Contestation des organisations professionnelles

Le Conseil permanent des écrivains (CPE) et le Syndicat national de l'édition (SNE) contestent cette interprétation dans un communiqué du 29 juillet. Ils s'étonnent que l'obstacle soit fondé sur un arrêt de 1981, rendu « 20 ans avant l'adoption de la directive ».

Les deux organisations relèvent que le Conseil d'État reconnaît que « la directive 2001/29/CE, prise à la lettre, ne vise que l'épuisement du droit de contrôle de l'auteur sur la commercialisation ultérieure de son œuvre et non nécessairement celui de la possibilité de percevoir une rémunération ».

Elles estiment que la jurisprudence européenne « peut être considérée comme non établie à ce jour » sur cette question et attendent « une intervention législative ou réglementaire à la hauteur des enjeux ».
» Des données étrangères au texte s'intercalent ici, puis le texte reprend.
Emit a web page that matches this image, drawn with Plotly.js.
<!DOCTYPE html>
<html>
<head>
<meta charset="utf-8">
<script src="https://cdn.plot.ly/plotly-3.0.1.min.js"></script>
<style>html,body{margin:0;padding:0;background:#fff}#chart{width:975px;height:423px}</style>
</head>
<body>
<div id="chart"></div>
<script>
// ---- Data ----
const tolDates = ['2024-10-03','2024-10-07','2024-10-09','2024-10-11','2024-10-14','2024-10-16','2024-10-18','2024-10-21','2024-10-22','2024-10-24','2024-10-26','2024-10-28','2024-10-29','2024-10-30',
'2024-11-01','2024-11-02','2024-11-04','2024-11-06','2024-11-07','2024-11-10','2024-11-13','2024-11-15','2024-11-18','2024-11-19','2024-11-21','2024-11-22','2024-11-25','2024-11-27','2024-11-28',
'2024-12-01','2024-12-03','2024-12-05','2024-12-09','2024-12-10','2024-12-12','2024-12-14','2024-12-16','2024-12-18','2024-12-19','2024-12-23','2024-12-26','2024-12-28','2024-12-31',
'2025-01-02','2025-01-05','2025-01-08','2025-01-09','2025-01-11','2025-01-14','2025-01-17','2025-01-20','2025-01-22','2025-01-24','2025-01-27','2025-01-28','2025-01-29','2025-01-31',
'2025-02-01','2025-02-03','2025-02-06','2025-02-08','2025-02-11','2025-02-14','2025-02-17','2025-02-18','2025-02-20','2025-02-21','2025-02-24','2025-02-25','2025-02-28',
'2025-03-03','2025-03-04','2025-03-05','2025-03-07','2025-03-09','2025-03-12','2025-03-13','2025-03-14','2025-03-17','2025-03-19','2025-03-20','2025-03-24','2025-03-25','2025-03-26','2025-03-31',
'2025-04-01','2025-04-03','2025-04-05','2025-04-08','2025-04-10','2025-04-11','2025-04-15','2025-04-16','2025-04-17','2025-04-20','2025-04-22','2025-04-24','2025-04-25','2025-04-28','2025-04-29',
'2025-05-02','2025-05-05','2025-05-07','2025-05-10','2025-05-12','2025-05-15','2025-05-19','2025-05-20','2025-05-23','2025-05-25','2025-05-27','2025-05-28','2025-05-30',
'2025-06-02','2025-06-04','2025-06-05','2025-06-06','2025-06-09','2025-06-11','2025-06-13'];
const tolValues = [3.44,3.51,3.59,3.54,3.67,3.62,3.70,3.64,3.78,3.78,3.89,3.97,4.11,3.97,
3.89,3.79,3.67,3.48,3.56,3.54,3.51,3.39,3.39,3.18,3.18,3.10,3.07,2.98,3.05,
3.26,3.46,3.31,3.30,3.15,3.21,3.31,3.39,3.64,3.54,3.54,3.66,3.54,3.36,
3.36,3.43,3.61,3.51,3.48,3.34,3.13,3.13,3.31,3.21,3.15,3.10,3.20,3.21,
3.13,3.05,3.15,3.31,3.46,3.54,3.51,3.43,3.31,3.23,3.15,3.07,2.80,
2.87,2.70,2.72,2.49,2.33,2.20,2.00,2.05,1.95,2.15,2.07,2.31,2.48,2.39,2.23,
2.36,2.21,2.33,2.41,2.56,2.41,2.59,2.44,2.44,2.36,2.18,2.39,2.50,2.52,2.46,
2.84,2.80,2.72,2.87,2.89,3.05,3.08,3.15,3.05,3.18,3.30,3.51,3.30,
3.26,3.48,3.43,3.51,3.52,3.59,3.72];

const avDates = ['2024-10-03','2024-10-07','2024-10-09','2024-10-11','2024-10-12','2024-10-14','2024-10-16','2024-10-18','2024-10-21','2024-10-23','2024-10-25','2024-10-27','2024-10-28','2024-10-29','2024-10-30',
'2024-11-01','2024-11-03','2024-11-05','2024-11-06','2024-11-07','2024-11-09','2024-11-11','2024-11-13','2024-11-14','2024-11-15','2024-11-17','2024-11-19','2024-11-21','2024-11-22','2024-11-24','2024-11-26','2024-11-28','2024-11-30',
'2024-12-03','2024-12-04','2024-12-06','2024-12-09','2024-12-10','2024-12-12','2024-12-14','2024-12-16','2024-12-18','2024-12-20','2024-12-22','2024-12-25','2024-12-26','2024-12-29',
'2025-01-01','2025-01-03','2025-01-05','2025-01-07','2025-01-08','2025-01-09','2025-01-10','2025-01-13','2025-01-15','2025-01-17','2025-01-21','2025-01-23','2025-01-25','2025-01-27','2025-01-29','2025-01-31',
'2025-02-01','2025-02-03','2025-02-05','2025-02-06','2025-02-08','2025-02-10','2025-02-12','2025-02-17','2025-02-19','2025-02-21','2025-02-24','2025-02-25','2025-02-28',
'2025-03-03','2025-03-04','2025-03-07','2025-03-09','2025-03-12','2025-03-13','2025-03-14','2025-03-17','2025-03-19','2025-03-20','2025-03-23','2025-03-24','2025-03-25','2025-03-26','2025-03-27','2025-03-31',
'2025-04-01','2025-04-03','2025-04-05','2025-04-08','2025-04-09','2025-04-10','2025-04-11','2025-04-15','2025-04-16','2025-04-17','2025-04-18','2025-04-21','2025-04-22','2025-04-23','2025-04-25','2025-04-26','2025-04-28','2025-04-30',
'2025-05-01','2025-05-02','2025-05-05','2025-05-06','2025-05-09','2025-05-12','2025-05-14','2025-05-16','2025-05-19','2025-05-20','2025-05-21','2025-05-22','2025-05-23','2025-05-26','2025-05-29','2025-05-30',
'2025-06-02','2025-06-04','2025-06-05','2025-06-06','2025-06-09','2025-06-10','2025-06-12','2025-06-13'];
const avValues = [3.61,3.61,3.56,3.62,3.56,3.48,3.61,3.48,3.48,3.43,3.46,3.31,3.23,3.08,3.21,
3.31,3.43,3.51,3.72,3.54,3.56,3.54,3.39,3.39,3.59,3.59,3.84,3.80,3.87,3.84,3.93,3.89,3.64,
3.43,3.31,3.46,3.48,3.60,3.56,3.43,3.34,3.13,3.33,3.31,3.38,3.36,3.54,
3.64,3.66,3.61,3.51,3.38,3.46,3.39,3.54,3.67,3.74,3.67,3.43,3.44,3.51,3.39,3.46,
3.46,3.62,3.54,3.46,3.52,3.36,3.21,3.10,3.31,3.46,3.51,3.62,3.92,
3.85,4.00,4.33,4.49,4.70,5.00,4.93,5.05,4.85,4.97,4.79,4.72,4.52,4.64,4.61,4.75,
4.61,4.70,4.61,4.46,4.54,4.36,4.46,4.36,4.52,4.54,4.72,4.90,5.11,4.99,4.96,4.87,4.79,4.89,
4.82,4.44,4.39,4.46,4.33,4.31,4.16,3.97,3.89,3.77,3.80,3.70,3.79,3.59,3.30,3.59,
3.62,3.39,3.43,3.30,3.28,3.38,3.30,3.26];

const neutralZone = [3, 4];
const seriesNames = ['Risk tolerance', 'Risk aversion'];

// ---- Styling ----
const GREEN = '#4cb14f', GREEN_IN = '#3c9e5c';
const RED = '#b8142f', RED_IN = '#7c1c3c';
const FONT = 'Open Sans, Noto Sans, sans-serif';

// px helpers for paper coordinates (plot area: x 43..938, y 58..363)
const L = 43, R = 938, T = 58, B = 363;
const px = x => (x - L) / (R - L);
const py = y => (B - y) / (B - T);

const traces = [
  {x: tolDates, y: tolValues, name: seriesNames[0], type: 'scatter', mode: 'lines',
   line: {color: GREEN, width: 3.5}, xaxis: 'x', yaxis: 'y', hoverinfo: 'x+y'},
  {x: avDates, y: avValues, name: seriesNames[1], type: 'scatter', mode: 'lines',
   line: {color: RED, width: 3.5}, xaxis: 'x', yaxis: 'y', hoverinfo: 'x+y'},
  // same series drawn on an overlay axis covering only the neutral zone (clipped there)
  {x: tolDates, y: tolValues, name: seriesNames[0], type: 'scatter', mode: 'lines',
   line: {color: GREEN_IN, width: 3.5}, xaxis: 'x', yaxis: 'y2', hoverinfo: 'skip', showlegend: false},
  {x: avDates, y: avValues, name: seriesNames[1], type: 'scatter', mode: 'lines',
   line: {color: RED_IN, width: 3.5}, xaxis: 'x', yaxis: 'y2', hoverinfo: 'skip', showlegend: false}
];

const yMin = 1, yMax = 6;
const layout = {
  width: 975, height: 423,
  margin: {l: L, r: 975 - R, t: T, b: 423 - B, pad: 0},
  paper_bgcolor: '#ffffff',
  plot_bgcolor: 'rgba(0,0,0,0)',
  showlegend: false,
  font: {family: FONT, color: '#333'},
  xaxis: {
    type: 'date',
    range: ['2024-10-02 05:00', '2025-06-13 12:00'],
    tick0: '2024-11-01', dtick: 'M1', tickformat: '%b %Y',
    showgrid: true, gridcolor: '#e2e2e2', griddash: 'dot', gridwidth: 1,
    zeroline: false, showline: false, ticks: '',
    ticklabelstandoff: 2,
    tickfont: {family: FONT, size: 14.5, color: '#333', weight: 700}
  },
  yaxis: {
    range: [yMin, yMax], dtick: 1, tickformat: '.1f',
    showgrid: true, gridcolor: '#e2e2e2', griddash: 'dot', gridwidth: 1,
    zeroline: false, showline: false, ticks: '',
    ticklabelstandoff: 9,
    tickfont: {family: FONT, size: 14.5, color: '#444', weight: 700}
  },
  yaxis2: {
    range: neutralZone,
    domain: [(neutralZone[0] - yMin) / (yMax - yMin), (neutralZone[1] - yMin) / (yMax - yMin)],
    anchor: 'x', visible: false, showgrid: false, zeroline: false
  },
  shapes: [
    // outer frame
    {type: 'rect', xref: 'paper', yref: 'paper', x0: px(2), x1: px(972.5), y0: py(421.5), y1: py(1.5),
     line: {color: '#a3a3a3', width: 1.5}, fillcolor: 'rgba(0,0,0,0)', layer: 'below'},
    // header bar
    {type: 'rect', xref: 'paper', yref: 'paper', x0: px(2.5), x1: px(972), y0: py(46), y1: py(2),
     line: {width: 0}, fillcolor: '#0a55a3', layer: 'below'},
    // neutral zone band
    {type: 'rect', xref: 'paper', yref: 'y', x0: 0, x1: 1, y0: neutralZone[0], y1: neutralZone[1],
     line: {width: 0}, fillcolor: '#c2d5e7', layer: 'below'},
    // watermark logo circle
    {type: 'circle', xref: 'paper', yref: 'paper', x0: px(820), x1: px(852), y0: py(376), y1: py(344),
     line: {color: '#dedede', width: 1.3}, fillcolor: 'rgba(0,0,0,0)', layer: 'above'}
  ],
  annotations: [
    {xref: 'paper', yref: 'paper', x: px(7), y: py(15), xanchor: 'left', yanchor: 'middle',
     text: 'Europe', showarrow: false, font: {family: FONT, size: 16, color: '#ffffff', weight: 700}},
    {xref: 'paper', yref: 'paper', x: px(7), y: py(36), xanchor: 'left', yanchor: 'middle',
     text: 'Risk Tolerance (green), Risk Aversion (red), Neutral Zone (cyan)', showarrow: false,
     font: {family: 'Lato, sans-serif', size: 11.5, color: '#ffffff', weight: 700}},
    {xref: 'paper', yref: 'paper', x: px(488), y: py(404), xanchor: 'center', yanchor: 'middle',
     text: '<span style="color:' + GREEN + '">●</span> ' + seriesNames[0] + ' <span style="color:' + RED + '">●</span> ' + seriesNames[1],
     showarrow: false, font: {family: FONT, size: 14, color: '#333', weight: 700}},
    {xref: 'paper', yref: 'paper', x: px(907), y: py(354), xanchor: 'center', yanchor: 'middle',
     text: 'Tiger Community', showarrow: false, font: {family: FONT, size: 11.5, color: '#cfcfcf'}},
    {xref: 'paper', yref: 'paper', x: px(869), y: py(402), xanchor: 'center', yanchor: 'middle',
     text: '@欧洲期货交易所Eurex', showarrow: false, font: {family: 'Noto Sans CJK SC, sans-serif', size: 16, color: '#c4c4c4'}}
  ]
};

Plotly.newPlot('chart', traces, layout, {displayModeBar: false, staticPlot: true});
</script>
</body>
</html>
Tel qu’envisagé, le dispositif prévoit d'imposer aux plateformes de « place de marché » en ligne des obligations de déclaration et de collecte. Le Conseil d'État rappelle les contraintes du droit européen sur le commerce électronique, notamment le principe du « pays d'origine » et les règles sur la responsabilité des hébergeurs.

Le dispositif exempterait les acteurs de l'économie sociale et solidaire pour lesquels le livre d'occasion représente une activité minoritaire, ainsi que les opérateurs sous un seuil de chiffre d'affaires fixé par décret.
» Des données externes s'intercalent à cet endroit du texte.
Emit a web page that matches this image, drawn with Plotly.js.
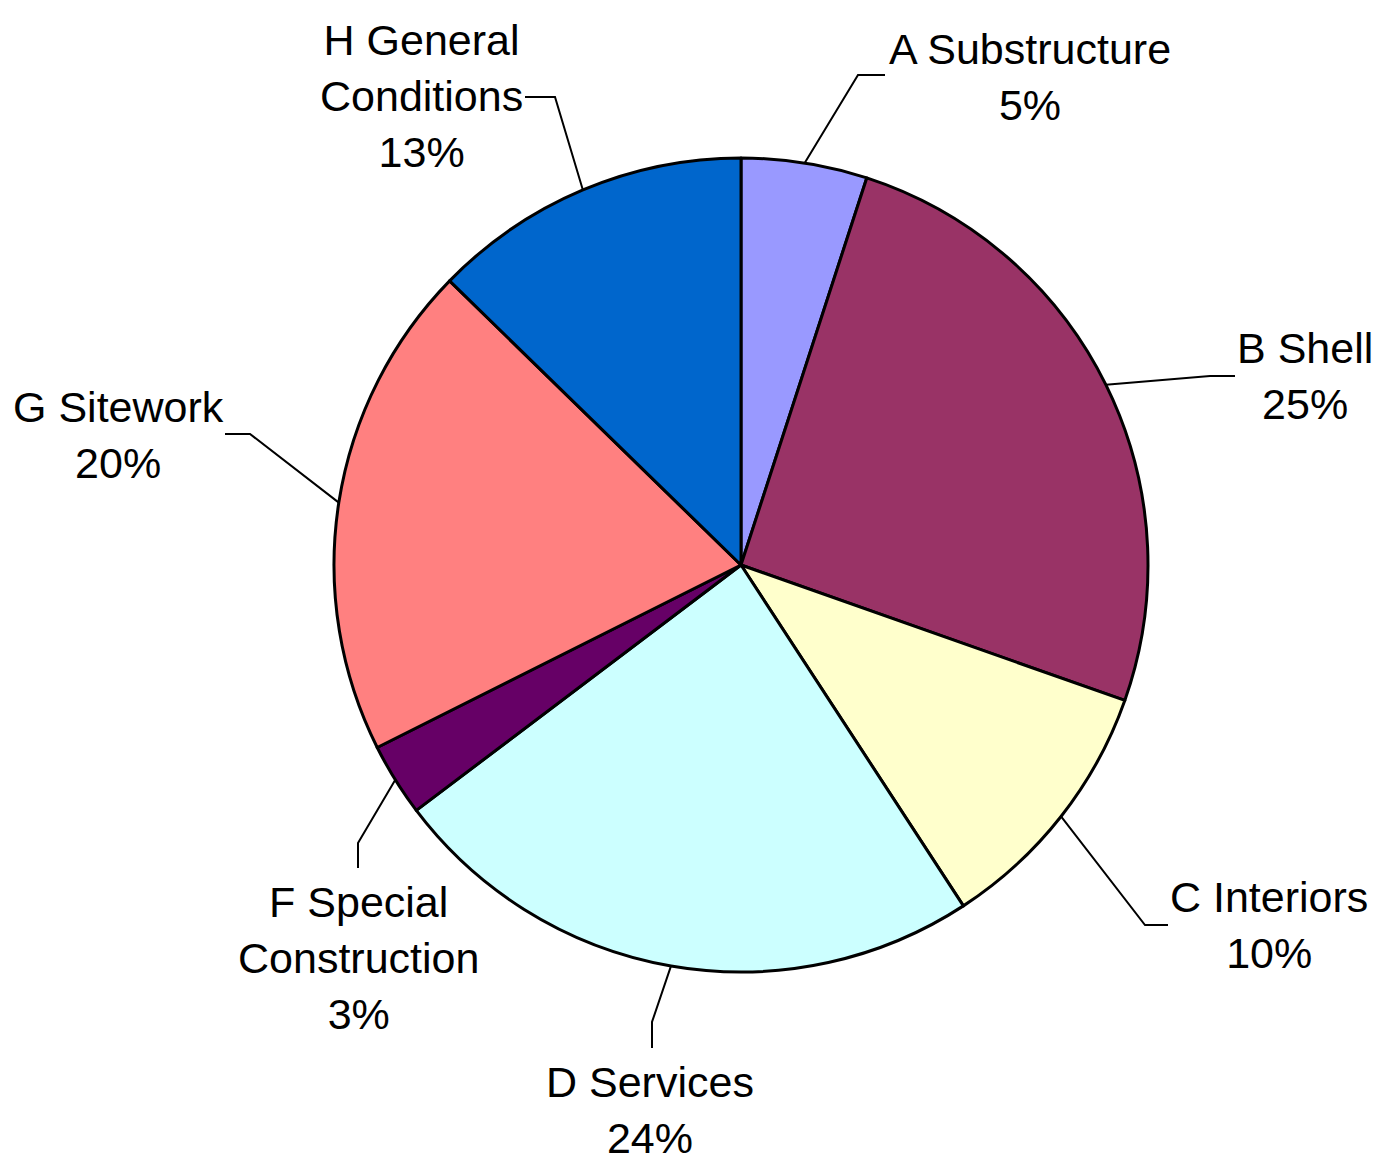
<!DOCTYPE html>
<html>
<head>
<meta charset="utf-8">
<script src="https://cdn.plot.ly/plotly-3.0.1.min.js"></script>
<style>html,body{margin:0;padding:0;background:#fff;}#chart{width:1384px;height:1167px;}</style>
</head>
<body>
<div id="chart"></div>
<script>
// Data
const categories = ["A Substructure", "B Shell", "C Interiors", "D Services", "F Special Construction", "G Sitework", "H General Conditions"];
const labelTexts = ["A Substructure", "B Shell", "C Interiors", "D Services", "F Special<br>Construction", "G Sitework", "H General<br>Conditions"];
const shares = [5.0, 25.4, 10.4, 23.9, 2.9, 19.7, 12.7];
const colors = ["#9999FF", "#993366", "#FFFFCC", "#CCFFFF", "#660066", "#FF8080", "#0066CC"];

// Layout (pixel geometry)
const W = 1384, H = 1167;
const M = {l: 98, r: 0, t: 158, b: 195};
const plotW = W - M.l - M.r, plotH = H - M.t - M.b;
const cx = M.l + plotW / 2, cy = M.t + plotH / 2;
const R = Math.min(plotW, plotH) / 2;
const px2x = px => (px - M.l) / plotW;
const py2y = py => (H - M.b - py) / plotH;

// label block centres and leader elbow/end points (pixels)
const labelPos = [[1030, 77], [1305, 376], [1269, 925], [650, 1110], [358, 958], [421, 96], [118, 435]];
const labelPosOrdered = [[1030, 77], [1305, 376], [1269, 925], [650, 1110], [358, 958], [118, 435], [421, 96]];
const elbows = [[[858, 75], [885, 75]], [[1210, 376], [1235, 376]], [[1145, 925], [1168, 925]],
                [[652, 1022], [652, 1048]], [[358, 843], [358, 868]], [[250, 434], [225, 434]], [[555, 97], [525, 97]]];

const total = shares.reduce((a, b) => a + b, 0);
let cum = 0;
const shapes = [], annotations = [];
shares.forEach((v, i) => {
  const mid = (cum + v / 2) / total * 2 * Math.PI;
  cum += v;
  const ex = cx + R * Math.sin(mid), ey = cy - R * Math.cos(mid);
  const [p1, p2] = elbows[i];
  shapes.push({
    type: 'path', xref: 'paper', yref: 'paper',
    path: `M ${px2x(ex)} ${py2y(ey)} L ${px2x(p1[0])} ${py2y(p1[1])} L ${px2x(p2[0])} ${py2y(p2[1])}`,
    line: {color: '#000', width: 2}
  });
  const pct = Math.round(v / total * 100) + '%';
  annotations.push({
    xref: 'paper', yref: 'paper', x: px2x(labelPosOrdered[i][0]), y: py2y(labelPosOrdered[i][1]),
    xanchor: 'center', yanchor: 'middle', showarrow: false, align: 'center',
    text: labelTexts[i] + '<br>' + pct,
    font: {family: 'Liberation Sans, Arial, sans-serif', size: 43, color: '#000'}
  });
});

const trace = {
  type: 'pie', labels: categories, values: shares, sort: false, direction: 'clockwise', rotation: 0,
  marker: {colors: colors, line: {color: '#000', width: 3}},
  textinfo: 'none', hoverinfo: 'label+percent', showlegend: false
};

Plotly.newPlot('chart', [trace], {
  width: W, height: H, margin: M, paper_bgcolor: '#fff', plot_bgcolor: '#fff',
  showlegend: false, shapes: shapes, annotations: annotations
}, {displayModeBar: false, staticPlot: true});
</script>
</body>
</html>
L’avis du Conseil d’État intervient après la saisine de la ministre de la Culture, Rachida Dati, interpellée lors du dernier Festival du livre de Paris par les représentants d’auteurs et d’éditeurs. Ces derniers estiment que l’explosion du marché du livre d’occasion via les plateformes en ligne, le valorisant dorénavant autour de 20 % en volume du marché selon une étude de la Sofia de 2024, nuit à la création et à l’équilibre de la filière. Depuis près de deux ans, ils sensibilisent les pouvoirs publics à cette évolution sensible du marché.

Le CPE et le SNE rappellent les précédents du droit de copie, du droit de prêt et de la copie privée numérique, « mises en œuvre avec une volonté politique affirmée en faveur de régulations proportionnées ». Ils se déclarent « ouverts à l'examen de tout projet de dispositif instaurant une juste rémunération des auteurs et des éditeurs ».